Add those swings together and you’re looking at nearly a $3,000 difference per unit, per year, before even factoring in turnover costs.
For third-party managers, these numbers are especially risky. High turnover not only erodes NOI but also creates investor churn when maintenance expenses and vacancy costs push contracts out of compliance. For owner-operators, churn drags down property cash flow and even asset valuations, since cap rates reflect retention performance over time.
In today’s market, maintenance isn’t just a cost center, it’s a revenue strategy.
The Quality Gap Between Renewals and Churn
Our renewal report identifies stark differences between the experiences of residents who renew and those who don’t. Residents who churned consistently endured:
- Slower response times: 4.8–21.3% longer assignment delays.
- Higher communication burden: 3–17% more back-and-forth interactions.
- Lower satisfaction: 1–5% lower ratings on completed repairs.
These weren’t isolated patterns. They occurred across every major repair category, from air conditioning and heating to sinks, toilets, and refrigerators.
In other words, churned residents didn’t just get unlucky with a bad repair. They lived in a systematically different service environment, slower, less efficient, and ultimately less trustworthy.
The First 90 Days: A Make-or-Break Period
If there’s one period that matters most in shaping resident trust, it’s the beginning of a lease. The report found that first-quarter maintenance experiences predicted renewal with 73% accuracy.
Certain early issues were particularly damaging:
- Air conditioner failures: 98.5% increase in churn likelihood.
- Water heater problems: 93.7% increase.
- Toilet repairs: 90.2% increase.
Even less severe issues, like sinks, refrigerators, or dishwashers, spiked churn likelihood by 67–76% when they occurred in the first 90 days.
Think about what that means: the first three months set the tone for the entire relationship. A slow or poorly handled repair during that window creates an impression that lingers all year.
When Emergencies Tip the Scale
Another key insight: emergency repairs are strongly correlated with churn.

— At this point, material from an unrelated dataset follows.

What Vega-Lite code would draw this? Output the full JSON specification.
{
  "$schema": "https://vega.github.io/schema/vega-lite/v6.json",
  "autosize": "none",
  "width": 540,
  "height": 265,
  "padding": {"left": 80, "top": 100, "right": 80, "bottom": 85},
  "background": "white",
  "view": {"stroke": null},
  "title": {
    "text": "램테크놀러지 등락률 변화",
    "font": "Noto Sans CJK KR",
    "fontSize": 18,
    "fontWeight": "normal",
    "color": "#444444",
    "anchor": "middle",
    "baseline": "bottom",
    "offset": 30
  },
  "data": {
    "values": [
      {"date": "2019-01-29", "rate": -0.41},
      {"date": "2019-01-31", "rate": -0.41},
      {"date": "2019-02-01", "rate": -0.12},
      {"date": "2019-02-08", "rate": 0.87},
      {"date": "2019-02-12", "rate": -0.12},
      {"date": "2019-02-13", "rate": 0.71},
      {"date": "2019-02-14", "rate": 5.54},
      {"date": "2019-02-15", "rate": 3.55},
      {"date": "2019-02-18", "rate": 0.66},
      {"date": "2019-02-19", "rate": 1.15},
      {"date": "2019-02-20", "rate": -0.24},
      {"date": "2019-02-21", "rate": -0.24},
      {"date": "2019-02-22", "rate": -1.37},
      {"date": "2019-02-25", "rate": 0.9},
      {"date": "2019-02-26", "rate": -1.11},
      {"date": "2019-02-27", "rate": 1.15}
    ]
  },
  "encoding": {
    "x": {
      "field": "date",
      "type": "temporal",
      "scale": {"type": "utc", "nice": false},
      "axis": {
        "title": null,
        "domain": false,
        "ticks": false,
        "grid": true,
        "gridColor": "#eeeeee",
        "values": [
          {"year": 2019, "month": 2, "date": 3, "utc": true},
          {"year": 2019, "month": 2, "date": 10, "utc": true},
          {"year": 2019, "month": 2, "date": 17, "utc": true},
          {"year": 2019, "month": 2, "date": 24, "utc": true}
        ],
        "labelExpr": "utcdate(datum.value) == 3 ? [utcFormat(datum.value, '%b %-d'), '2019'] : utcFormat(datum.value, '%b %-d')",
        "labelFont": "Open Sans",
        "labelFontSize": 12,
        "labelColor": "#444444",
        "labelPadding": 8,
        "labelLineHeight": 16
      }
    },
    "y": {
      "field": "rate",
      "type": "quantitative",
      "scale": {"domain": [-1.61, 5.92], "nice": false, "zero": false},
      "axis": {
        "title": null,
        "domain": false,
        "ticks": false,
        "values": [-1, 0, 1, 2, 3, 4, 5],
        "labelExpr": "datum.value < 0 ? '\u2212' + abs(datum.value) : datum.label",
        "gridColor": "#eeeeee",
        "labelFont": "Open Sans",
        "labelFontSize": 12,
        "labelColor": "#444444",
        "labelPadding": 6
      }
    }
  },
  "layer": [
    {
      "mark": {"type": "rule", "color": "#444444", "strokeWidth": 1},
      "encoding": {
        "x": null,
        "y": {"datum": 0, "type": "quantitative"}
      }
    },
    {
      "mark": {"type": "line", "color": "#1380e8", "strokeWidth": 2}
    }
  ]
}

Churned residents experienced more high-priority emergencies across the board:
- 4.1% more HVAC emergencies (often tied to extreme weather).
- 3.1% more heating emergencies.
- 2.9% more water system emergencies.
Worse, those emergencies were often handled poorly, with longer assignment delays and more follow-up interactions. For residents, this created the impression that management couldn’t be trusted to handle critical situations.
Emergency responsiveness isn’t just about comfort, it’s about habitability. When residents feel unsafe or neglected during urgent repairs, they start making plans to leave.
The Hidden Patterns: Assignment Speed and Communication Burden
Two service quality patterns stood out across all repair categories:
- Assignment Speed Deterioration: Churned leases always experienced slower response times. Heating systems were the worst at 21.3% longer, followed by air conditioners at 12.7%.
- Communication Burden Escalation: Every repair category required more chat interactions for churned residents. For example, at-risk air conditioning repairs needed 17% more interactions than successful ones.
The takeaway is simple: speed and clarity are the frontline battles for resident satisfaction. Slow, communication-heavy repairs erode trust, while quick, decisive responses build it.
Tactical Adjustments to Boost Retention
The report doesn’t just outline the problem, it provides clear strategies operators can deploy to reduce churn. Here are four of the most impactful:
1. Launch a “No-Meld 90” Program
Eliminate high-risk repairs before residents move in by proactively addressing HVAC, water systems, and appliance issues during turnover. Cutting first-90-day requests by 50% could drop churn by 5–8 percentage points.
2. Set Strict Assignment Benchmarks
Adopt service-level standards for assignment times (2 hours for emergencies, 4 for urgent repairs, 8 for routine). Even a 25% reduction in assignment delays could improve retention by 2–4 percentage points.
3. Build Preventative Maintenance Around High-Risk Systems
Quarterly HVAC servicing, semi-annual water system checks, and targeted appliance inspections can dramatically cut emergency failures. Reducing emergencies by 30% could lower churn by 3–5 percentage points.
4. Move to Dynamic Dispatching
Instead of static vendor lists, use real-time performance data to prioritize vendors based on satisfaction scores, response speed, and past performance. Smarter dispatching could reduce churn by 4–6 percentage points.
Maintenance as a Strategic Advantage
The conclusion is inescapable: maintenance experience is no longer just an operational necessity, it’s a strategic growth lever.
- For investors, it safeguards asset values.
- For managers, it protects contracts and NOI.
- For residents, it’s the single most visible sign of care and reliability.
Repairs in the first 90 days of leases, emergency responsiveness, and assignment speed all combine to shape resident trust. And that trust, more than any marketing tactic or amenity, is what determines whether residents renew.